Unfortunately too much of Jindal's rhetoric is the same old evidence-averse nonsense pretending to be science. Yep, Jindal is an intelligent design advocate. Worse yet, he seems to have memorized and employed with malice of forethought, all the same deceptive language:

"The reality is there are a lot of things that we don’t understand. There’s no theory in science that could explain how, contrary to the laws of entropy, you could create order out of chaos. There’s no scientific theory that explains how you can create organic life out of inorganic matter. I think we owe it to our children to teach them the best possible modern scientific facts and theories. Teach them what different theories are out there for the things that aren’t answerable by science, that aren’t answered by science. Let them decide for themselves. I don’t think we should be scared to do that. Personally, it certainly makes sense to me that when you look at creation, you would believe in a creator. Let’s not be afraid to teach our kids the very best science."

This is all just code language for teaching creationism. This implies that Jindal is not one of the innocent believers deceived by the dissembling Behe and Dembski, but is in on the scam as well.

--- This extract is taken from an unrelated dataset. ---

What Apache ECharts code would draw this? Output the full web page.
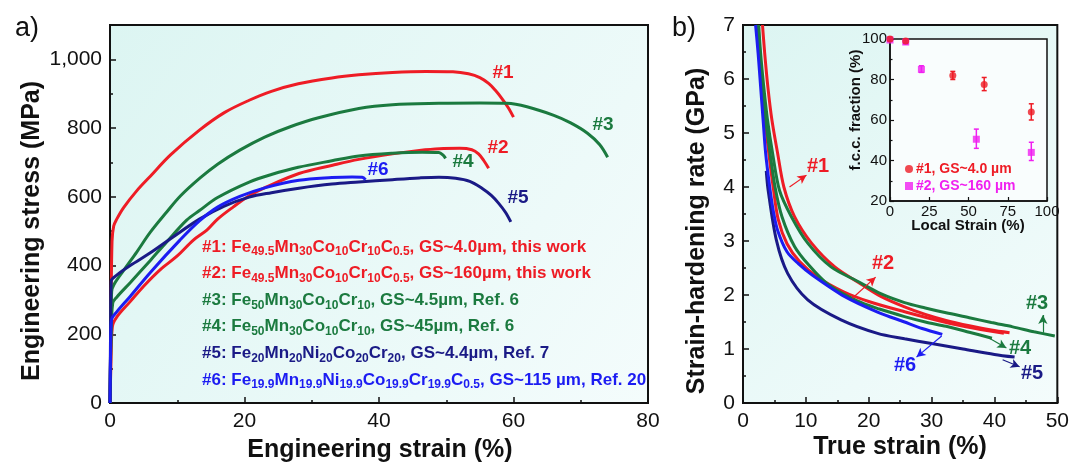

Is it too much to ask that the "party of reason" have candidates that accept basic science? I'm starting to wonder.


Anonymous said...

Teaching that there are certain religion-based views that are in in partial opposition to the realities of evolution does not make one a "creationist". Bobby Jindal, like many reasoned, science respecting conservatives, merely leave the door open to some sort of divine participation in the evolutionary process. If the far left has evidence that this is NOT the case, let's hear it. Of course, they don't. The conservative view, in this case, is the the view of openness and tolerance. Isn't that what the liberals are supposed to be about?

ScienceAvenger said...

Yes it does. Science-respecting people don't "leave the door open" in science to participation by nonfalsifiable entities, since that brings research to a screeching halt. Science, the subject here, is not about openness and tolerance, it's about evidence. I can't speak for those mythical "liberals" that conservatives invent as a boogeyman on which to blame everything and scare children, since I've never met one.

You've bought the scam.
This isn't about openness and tolerance. It's about sneaking religion into science classes. Jindal is just parroting the ID party line.